I am working on a science fiction short story. I’d like to think I’m imagining something people will do in the future that they don’t do now. But am I deluding myself? (I’m not going to explain my idea until the story is published.) I’d like to think I’m imagining something new, but I’ve got to analyze if I’m extrapolating or just describing what we do now in a new way.

The more I read old science fiction, the more I see science fiction in a different light. Science fiction has never been just one thing. Extrapolation has only been one aspect of the genre. Even as a kid, I didn’t believe people could predict the future. But I did think science fiction could be a cognitive tool for making good guesses. I’m now wondering if the best science fiction is deeply insightful about the present, and extrapolation about the future is a bunch of malarky.

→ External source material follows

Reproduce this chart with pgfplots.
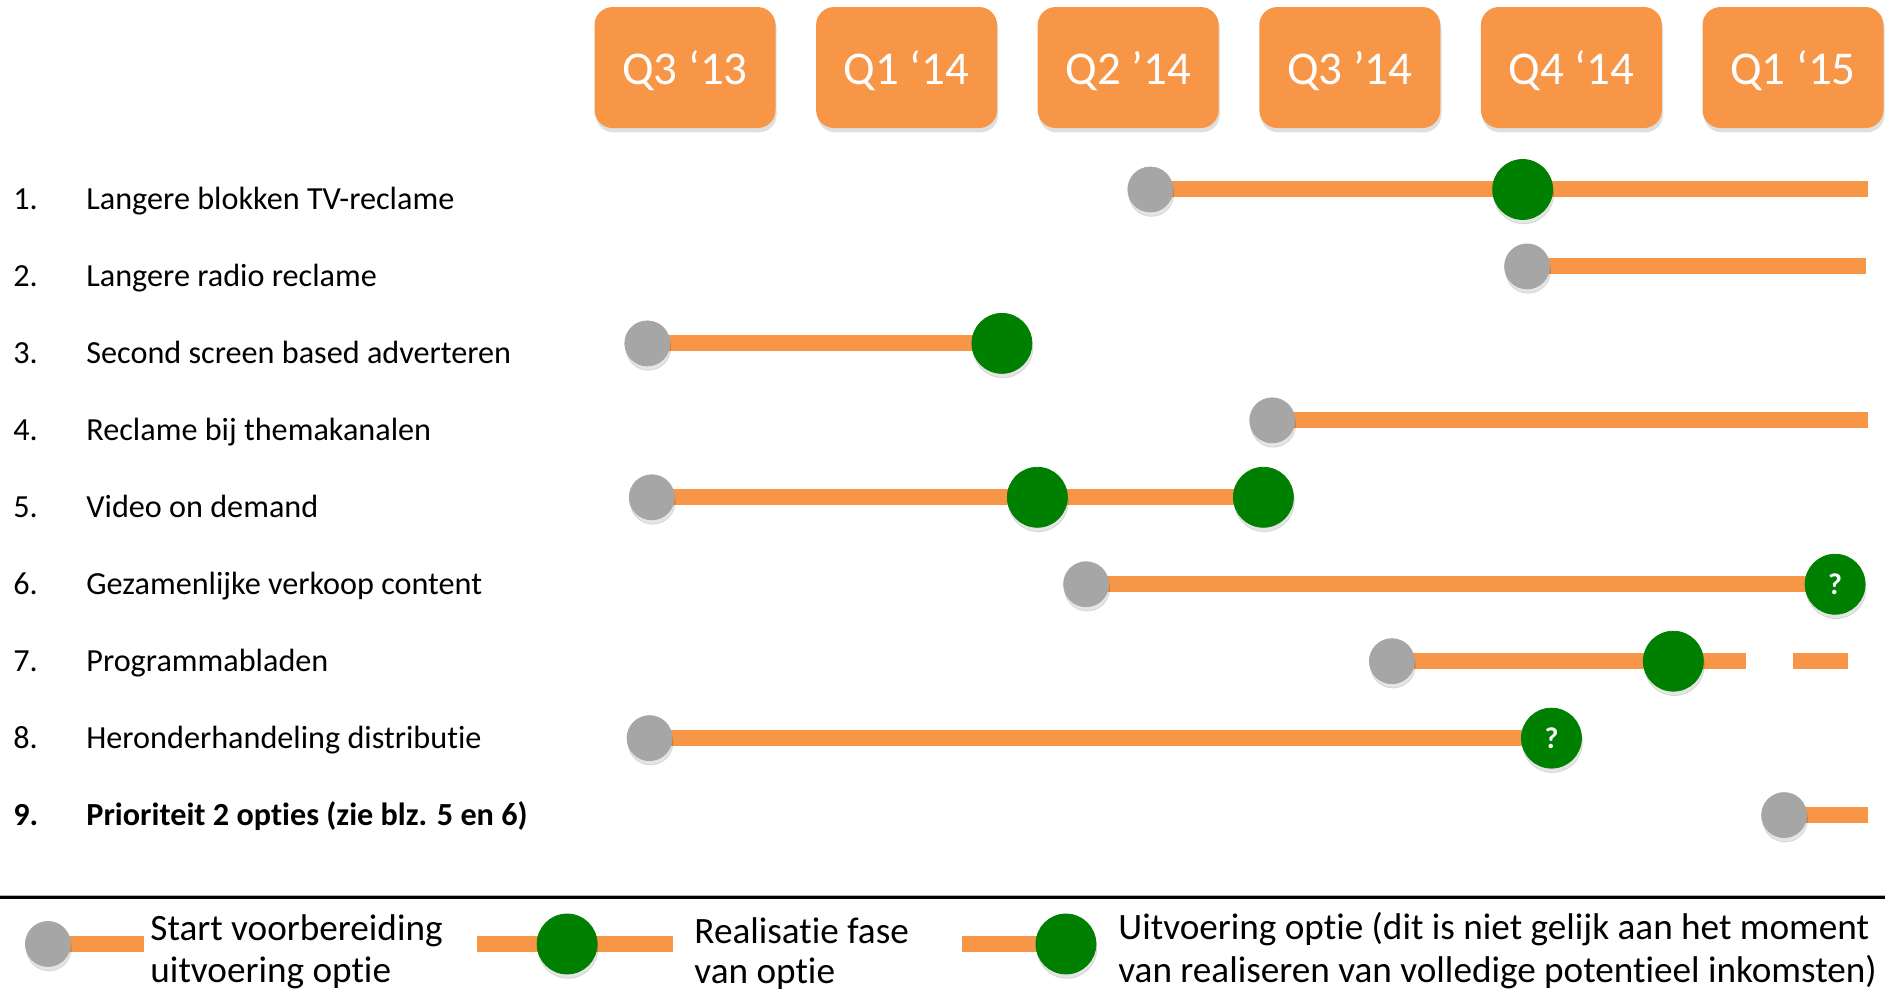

I’m starting to wonder if I want to write a great science fiction story I should work as hard as possible to see into my own hopes and fears, set the story in the future, and then assume my dreams and nightmares might resonate with future readers.

JWH

 

7 thoughts on “Judging Science Fiction by its Extrapolations”

  1. This reminds me of the preface to Olaf Stapledon ‘s Last and First Men. He said some clever things about trying to conceive of the future from the cultural matrix of today. I’ll have to look it up tomorrow.

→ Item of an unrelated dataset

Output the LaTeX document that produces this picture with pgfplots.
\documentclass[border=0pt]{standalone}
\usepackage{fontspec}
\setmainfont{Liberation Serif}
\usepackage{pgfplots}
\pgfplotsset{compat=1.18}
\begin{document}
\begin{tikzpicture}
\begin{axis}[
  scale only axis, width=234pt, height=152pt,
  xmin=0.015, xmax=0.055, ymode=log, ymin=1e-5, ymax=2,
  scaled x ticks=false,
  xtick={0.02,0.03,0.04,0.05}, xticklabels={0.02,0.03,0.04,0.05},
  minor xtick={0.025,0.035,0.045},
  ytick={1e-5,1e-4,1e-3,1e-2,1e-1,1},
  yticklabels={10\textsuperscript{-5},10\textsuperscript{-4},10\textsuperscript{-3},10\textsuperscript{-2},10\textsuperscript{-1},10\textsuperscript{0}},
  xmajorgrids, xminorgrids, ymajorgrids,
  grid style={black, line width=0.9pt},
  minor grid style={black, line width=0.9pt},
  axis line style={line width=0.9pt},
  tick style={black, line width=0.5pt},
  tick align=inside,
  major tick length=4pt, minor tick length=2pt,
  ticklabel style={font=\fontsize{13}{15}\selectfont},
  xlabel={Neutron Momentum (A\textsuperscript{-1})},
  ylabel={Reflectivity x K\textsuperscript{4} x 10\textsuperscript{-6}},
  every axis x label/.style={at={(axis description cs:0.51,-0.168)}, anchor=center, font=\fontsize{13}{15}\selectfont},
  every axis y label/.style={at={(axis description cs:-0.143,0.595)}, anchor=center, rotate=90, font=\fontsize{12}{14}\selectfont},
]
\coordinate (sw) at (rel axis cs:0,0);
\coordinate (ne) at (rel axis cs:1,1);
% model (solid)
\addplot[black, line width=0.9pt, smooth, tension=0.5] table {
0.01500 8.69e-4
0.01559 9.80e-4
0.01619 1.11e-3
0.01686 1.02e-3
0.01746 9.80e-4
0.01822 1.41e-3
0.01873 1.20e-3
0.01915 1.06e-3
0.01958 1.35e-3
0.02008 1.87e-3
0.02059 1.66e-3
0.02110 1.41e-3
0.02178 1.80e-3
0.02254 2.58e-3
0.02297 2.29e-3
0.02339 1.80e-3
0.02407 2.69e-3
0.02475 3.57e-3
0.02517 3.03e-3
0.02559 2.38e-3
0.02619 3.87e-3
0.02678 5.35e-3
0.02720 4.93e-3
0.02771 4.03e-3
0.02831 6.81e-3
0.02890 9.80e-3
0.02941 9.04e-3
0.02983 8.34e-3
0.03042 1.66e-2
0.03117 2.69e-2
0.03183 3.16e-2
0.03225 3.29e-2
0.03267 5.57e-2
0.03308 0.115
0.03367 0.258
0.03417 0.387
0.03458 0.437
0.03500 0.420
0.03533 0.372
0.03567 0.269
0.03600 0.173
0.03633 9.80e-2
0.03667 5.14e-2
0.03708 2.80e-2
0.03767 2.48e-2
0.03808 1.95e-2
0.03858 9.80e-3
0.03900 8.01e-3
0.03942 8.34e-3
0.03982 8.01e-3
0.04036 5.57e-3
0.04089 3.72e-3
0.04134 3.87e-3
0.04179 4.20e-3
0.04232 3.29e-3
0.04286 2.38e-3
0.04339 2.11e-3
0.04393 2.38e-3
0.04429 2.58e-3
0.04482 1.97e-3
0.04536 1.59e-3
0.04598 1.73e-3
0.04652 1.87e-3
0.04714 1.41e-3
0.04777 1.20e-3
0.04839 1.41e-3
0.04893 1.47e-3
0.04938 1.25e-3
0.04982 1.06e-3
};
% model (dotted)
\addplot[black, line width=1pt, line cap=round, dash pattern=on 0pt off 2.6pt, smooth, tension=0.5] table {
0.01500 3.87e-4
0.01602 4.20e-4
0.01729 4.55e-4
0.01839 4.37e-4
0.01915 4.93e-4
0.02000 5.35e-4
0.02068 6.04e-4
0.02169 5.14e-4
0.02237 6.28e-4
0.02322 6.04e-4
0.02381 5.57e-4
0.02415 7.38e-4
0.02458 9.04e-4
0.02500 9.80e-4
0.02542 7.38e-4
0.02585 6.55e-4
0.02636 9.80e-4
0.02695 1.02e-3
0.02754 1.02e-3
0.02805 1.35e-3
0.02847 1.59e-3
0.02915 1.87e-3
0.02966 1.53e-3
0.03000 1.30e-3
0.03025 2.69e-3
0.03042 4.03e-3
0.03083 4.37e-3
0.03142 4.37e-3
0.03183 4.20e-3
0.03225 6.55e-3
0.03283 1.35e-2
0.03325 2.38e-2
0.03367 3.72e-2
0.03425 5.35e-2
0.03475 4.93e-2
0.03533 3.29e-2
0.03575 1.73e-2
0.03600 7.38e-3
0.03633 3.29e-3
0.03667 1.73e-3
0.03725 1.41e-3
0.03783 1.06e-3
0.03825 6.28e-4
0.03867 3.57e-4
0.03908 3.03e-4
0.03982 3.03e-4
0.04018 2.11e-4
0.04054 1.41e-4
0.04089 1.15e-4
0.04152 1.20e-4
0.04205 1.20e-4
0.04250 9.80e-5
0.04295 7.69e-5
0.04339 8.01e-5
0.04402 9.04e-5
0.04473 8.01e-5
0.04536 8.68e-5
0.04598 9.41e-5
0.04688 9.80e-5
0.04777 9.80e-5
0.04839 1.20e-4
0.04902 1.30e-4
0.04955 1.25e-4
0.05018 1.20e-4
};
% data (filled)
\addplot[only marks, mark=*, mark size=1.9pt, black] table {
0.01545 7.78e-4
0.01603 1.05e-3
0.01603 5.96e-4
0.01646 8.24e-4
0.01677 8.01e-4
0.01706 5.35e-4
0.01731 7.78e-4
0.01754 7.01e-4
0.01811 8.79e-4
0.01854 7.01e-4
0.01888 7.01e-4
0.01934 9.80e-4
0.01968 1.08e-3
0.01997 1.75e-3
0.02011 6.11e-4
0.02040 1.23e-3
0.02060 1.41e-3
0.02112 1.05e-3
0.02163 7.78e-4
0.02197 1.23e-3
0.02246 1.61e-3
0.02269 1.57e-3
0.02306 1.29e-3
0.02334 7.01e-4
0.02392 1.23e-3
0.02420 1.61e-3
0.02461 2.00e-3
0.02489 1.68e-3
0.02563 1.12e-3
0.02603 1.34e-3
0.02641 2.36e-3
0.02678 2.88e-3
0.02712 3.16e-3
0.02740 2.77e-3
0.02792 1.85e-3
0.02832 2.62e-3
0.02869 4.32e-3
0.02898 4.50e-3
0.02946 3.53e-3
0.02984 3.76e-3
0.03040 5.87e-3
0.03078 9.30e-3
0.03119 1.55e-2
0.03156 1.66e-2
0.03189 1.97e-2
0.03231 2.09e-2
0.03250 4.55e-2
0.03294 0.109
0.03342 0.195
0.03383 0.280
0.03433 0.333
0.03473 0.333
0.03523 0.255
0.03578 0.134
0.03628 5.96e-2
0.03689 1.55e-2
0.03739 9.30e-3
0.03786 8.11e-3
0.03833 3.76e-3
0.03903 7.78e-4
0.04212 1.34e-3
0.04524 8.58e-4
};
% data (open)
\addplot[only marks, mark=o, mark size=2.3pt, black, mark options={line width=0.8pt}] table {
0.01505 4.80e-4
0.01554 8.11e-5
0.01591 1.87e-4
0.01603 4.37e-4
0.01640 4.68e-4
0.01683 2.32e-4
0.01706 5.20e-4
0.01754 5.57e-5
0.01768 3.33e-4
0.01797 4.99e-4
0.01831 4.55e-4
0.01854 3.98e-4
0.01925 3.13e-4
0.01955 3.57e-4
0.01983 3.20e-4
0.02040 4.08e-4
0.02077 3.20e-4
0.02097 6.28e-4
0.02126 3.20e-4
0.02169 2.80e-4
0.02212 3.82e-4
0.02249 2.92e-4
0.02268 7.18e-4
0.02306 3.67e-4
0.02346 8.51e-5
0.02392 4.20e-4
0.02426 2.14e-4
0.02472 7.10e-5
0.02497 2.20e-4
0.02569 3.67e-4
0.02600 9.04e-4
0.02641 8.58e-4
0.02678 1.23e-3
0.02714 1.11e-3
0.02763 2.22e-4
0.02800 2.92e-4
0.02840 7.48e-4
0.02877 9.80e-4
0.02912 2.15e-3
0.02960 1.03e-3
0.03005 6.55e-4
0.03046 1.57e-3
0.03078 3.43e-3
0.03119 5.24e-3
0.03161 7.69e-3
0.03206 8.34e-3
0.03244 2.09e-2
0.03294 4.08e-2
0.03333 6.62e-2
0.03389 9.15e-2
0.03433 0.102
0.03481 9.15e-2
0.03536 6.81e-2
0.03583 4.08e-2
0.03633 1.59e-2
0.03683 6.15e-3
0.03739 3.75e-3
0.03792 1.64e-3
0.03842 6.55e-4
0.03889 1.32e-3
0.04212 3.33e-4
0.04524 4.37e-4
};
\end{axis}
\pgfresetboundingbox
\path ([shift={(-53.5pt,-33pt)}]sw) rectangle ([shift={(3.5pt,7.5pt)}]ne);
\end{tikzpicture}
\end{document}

  2. SF has become what it is because it can be just as good as any other literature,but it is also different.Like general literature,it is concerned with the present,but looks at it in an insightful way without the limits imposed on it to be found there.

      1. I’m not sure how popular he is today or how well known his name is now,but I think you are right,in regard to why he has apparently become more popular with a wider intellectual audience.

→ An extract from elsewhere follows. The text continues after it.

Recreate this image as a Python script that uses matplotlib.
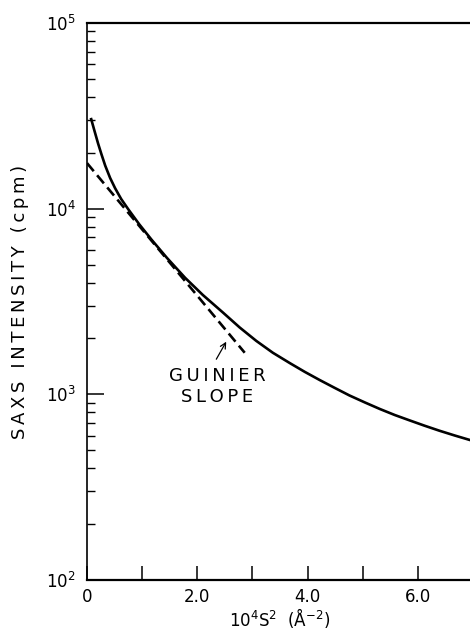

  3. I think sci-fi always has to be a speculation of the present, cast forward into the future; as such it will inevitably be framed by current imperatives. The way some older sci-fi ‘dates’ underscores the process – its messages and themes cease to be relevant to changing society. But as you say, some of it doesn’t – and I think that’s because it engages with more timeless aspects of the human condition, the ones around which the artifice of social theme and trend is wrapped. It’s why Shakespeare remains so valid – and it’s true of various sci-fi classics.

  4. I was impressed when I reread Robert A. Heinlein’s “Blowups Happen” which predicted problems with nuclear power plants…back in 1940. Some SF writers have a knack of forecasting the future by extrapolating the present. Others, like Philip K. Dick imagine futures that the Past somehow morphs into. Either method is powerful.

  5. When I saw my first picture of the SR-71, I thought immediately of the July 1968 issue of this extraordinary plane. I have read on Kindle AREA 51 by Anne Jacobson — a seriously researched investigation of the development of its programs. (The U2 program was known only to those directly involved and President Eisenhower.) There was a secret unveiling of the plane in 1964, but the program was not declassified until 1976 and that is when the public saw the first photographs. The two images are so close to identical that I’m surprised no one has looked into this. (I understand that Robert Heinlein’s story about an atomic radiation weapon came to the attention of the Federal government.) I highly recommend Ms. Jacobson book. BTW — no aliens or flying saucers. I am a great fan of the Kelly Freas covers, but the John Schoenherr covers were works of art. I know both of those artists are now deceased. I started reading the magazine sometime in elementary school, probably 5th or 6th grade. A golden age for the magazine. It was published by Conde Nast and so the covers were gorgeous and the magazine itself was printed on good paper and had beautifully illustrated stories. John W. Campbell was, of course, like Maxwell Perkins, an editor of genius in spite of his occasional detours into the questionable. I still think there is a mystery behind this cover.